THE PROBLEM: Each line below should be retyped exactly, with no pictures.

DATASET SECTION:
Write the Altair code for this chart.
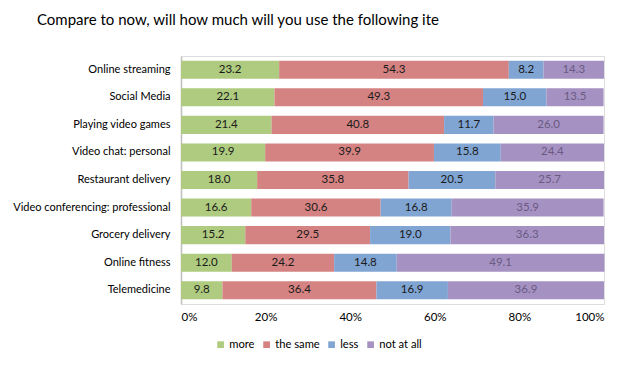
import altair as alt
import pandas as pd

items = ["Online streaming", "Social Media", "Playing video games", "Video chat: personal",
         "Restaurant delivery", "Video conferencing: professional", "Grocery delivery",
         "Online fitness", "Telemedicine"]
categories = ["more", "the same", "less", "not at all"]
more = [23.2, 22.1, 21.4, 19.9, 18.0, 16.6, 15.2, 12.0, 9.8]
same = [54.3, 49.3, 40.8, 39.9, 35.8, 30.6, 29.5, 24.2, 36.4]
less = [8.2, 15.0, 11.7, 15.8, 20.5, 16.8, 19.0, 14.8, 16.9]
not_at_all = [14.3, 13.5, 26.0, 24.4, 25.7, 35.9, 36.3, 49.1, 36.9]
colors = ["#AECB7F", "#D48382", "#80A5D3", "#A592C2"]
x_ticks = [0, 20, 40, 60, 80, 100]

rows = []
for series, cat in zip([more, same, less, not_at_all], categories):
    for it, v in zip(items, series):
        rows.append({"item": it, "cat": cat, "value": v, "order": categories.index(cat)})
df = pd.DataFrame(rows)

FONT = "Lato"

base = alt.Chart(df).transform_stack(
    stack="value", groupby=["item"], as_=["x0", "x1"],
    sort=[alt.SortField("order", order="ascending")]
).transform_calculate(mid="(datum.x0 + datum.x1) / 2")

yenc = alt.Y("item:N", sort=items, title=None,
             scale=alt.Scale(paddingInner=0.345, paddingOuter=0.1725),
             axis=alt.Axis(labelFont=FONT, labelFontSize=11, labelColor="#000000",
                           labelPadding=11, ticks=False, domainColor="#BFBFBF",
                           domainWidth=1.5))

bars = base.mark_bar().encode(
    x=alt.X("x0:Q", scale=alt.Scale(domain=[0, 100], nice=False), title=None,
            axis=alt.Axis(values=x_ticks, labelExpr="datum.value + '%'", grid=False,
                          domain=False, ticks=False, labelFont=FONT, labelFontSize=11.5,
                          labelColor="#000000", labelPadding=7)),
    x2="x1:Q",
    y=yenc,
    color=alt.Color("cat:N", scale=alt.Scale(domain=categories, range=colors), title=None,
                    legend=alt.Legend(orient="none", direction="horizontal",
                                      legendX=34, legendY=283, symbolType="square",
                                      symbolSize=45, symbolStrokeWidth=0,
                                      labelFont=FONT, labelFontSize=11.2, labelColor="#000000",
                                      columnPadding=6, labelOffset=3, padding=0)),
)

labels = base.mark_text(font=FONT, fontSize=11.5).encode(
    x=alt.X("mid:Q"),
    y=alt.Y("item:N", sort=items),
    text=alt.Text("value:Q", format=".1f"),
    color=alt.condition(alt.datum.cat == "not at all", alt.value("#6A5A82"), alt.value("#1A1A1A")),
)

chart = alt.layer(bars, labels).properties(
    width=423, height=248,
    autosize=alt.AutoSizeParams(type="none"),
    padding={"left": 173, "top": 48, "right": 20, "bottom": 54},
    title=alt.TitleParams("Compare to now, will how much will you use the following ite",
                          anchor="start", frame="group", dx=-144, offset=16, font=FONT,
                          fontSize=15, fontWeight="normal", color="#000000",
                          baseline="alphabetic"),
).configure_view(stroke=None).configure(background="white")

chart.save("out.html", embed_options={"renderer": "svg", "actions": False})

FULL OUTPUT:
Write the Altair code for this chart.
import altair as alt
import pandas as pd

items = ["Online streaming", "Social Media", "Playing video games", "Video chat: personal",
         "Restaurant delivery", "Video conferencing: professional", "Grocery delivery",
         "Online fitness", "Telemedicine"]
categories = ["more", "the same", "less", "not at all"]
more = [23.2, 22.1, 21.4, 19.9, 18.0, 16.6, 15.2, 12.0, 9.8]
same = [54.3, 49.3, 40.8, 39.9, 35.8, 30.6, 29.5, 24.2, 36.4]
less = [8.2, 15.0, 11.7, 15.8, 20.5, 16.8, 19.0, 14.8, 16.9]
not_at_all = [14.3, 13.5, 26.0, 24.4, 25.7, 35.9, 36.3, 49.1, 36.9]
colors = ["#AECB7F", "#D48382", "#80A5D3", "#A592C2"]
x_ticks = [0, 20, 40, 60, 80, 100]

rows = []
for series, cat in zip([more, same, less, not_at_all], categories):
    for it, v in zip(items, series):
        rows.append({"item": it, "cat": cat, "value": v, "order": categories.index(cat)})
df = pd.DataFrame(rows)

FONT = "Lato"

base = alt.Chart(df).transform_stack(
    stack="value", groupby=["item"], as_=["x0", "x1"],
    sort=[alt.SortField("order", order="ascending")]
).transform_calculate(mid="(datum.x0 + datum.x1) / 2")

yenc = alt.Y("item:N", sort=items, title=None,
             scale=alt.Scale(paddingInner=0.345, paddingOuter=0.1725),
             axis=alt.Axis(labelFont=FONT, labelFontSize=11, labelColor="#000000",
                           labelPadding=11, ticks=False, domainColor="#BFBFBF",
                           domainWidth=1.5))

bars = base.mark_bar().encode(
    x=alt.X("x0:Q", scale=alt.Scale(domain=[0, 100], nice=False), title=None,
            axis=alt.Axis(values=x_ticks, labelExpr="datum.value + '%'", grid=False,
                          domain=False, ticks=False, labelFont=FONT, labelFontSize=11.5,
                          labelColor="#000000", labelPadding=7)),
    x2="x1:Q",
    y=yenc,
    color=alt.Color("cat:N", scale=alt.Scale(domain=categories, range=colors), title=None,
                    legend=alt.Legend(orient="none", direction="horizontal",
                                      legendX=34, legendY=283, symbolType="square",
                                      symbolSize=45, symbolStrokeWidth=0,
                                      labelFont=FONT, labelFontSize=11.2, labelColor="#000000",
                                      columnPadding=6, labelOffset=3, padding=0)),
)

labels = base.mark_text(font=FONT, fontSize=11.5).encode(
    x=alt.X("mid:Q"),
    y=alt.Y("item:N", sort=items),
    text=alt.Text("value:Q", format=".1f"),
    color=alt.condition(alt.datum.cat == "not at all", alt.value("#6A5A82"), alt.value("#1A1A1A")),
)

chart = alt.layer(bars, labels).properties(
    width=423, height=248,
    autosize=alt.AutoSizeParams(type="none"),
    padding={"left": 173, "top": 48, "right": 20, "bottom": 54},
    title=alt.TitleParams("Compare to now, will how much will you use the following ite",
                          anchor="start", frame="group", dx=-144, offset=16, font=FONT,
                          fontSize=15, fontWeight="normal", color="#000000",
                          baseline="alphabetic"),
).configure_view(stroke=None).configure(background="white")

chart.save("out.html", embed_options={"renderer": "svg", "actions": False})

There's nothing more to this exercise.